About an hour after an accident killed one of his passengers and left another paralyzed, Robert Casey Kirk registered a blood-alcohol content of .20 — more than twice the legal limit for driving. Some of that alcohol — investigators found 109 opened and unopened beer cans at the crash scene — was purchased at a Longview, Texas, drive-through convenience store, Gregg County, Texas, district court filings show. Texas, like Florida, Georgia, Louisiana, Maryland, Tennessee and other states, allows drive-through sales of packaged alcohol, such as beer and wine. There are no precise numbers on how many states allow the practice, as it is usually left to individual municipalities. John Bowersox of the National Institute on Alcohol Abuse and Alcoholism did point to a 2004 New Mexico study that found 23 states allowed some drive-up or drive-through liquor sales.

Owners defend the practice, but concern about possible resulting drunken driving crashes and deaths is prompting efforts to outlaw drive-up liquor stores.

•In Rantoul, Ill., a ban on drive-up alcohol sales went into effect May 1.

•Waterloo, Iowa, council members will review in August a zoning revision designed to limit businesses selling alcohol and eliminate new drive-up liquor stores in four neighborhoods.

•A 2011 effort to allow drive-through beer and daiquiri sales in Slidell, La., never made it for a vote after the mayor asked the City Council to let the proposal die.

A 1998 New Mexico study of arrested drunken drivers found many preferred to buy their alcohol from drive-up liquor stores, says the study’s principal investigator, Sandra Lapham, director of the Behavioral Health Research Center of the Southwest in Albuquerque. New Mexico banned drive-through alcohol sales the same year that study was released. Sen. Jeff Bingaman, D-N.M., proposed an amendment to the 1998 federal transportation bill that would have banned the practice nationwide, but the effort failed. “We do know and research has shown that alcohol availability is related to higher rates of alcohol-related crashes,” Lapham said.

Louisiana law, in addition to permitting packaged liquor sales, allows drivers to buy ready-to-drink frozen alcoholic drinks — made with rum, vodka, tequila or other alcohol with concentrations as high as 190-proof — from their cars without breaking the state’s open container law. A violation only occurs if the driver or a passenger removes the lid on the drink, puts a straw through the lid hole or removes part or all of the contents, state law says.

Shreveport, La., drive-up liquor store owner Mike Holland says his employees are responsible — informing customers of applicable open container laws, carefully checking IDs to safe guard against purchases by minors, and refusing service to those already impaired. “Somebody who is intent on drinking and driving is going to do it no matter how they get (the alcohol),” said Holland, who owns four liquor-related businesses, including two drive-up daiquiri stores.

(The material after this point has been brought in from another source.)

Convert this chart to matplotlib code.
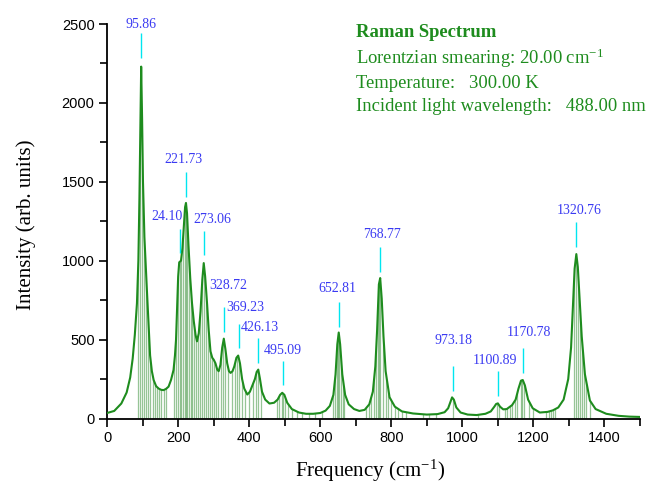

Nationwide, 10,228 people died in 2010 in crashes involving drivers who had a blood-alcohol content of .08 or higher — the legal definition of intoxication. Those deaths accounted for 31% of the nation’s traffic deaths that year, according to data released by the National Highway Traffic Safety Administration in December.

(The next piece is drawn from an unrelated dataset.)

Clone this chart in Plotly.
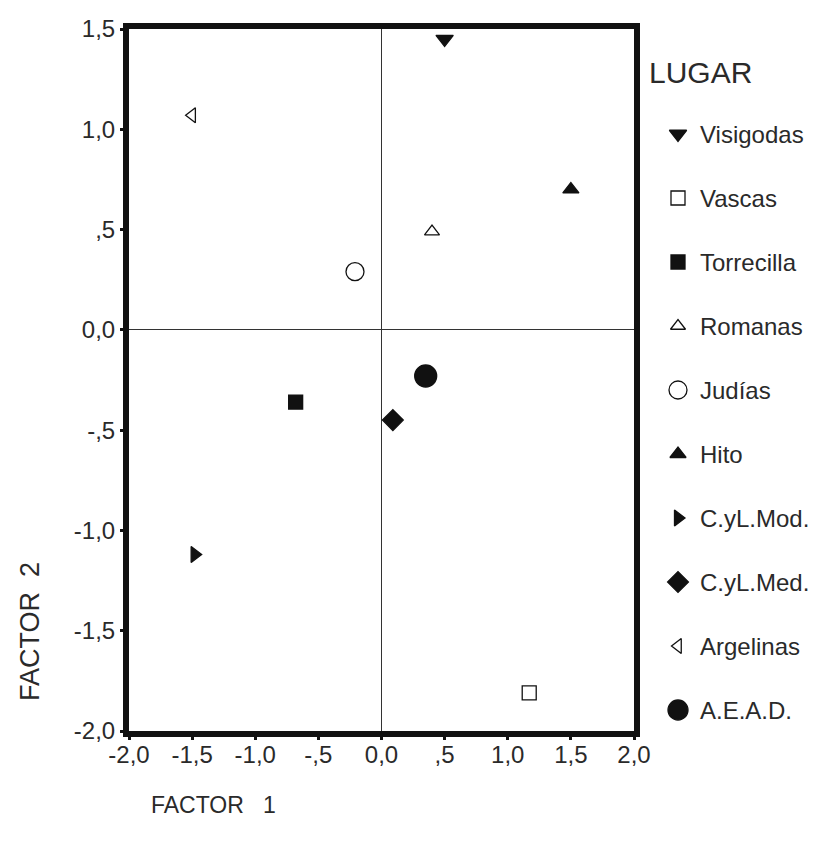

Brian Dobbins, vice-president of Eskimo Hut, a Texas-based drive-through daiquiri business with 23 company-owned and franchise stores from Amarillo to Houston, counters that those drunken drivers aren’t his customers. “We are a family atmosphere store that is trying to give a product to people that don’t want to go to the bar,” said Dobbins, whose company also offers non-alcoholic versions of its drinks.

Wow. They selling 190 proof stuff in drive-thrus out in Louisiana??? SMH.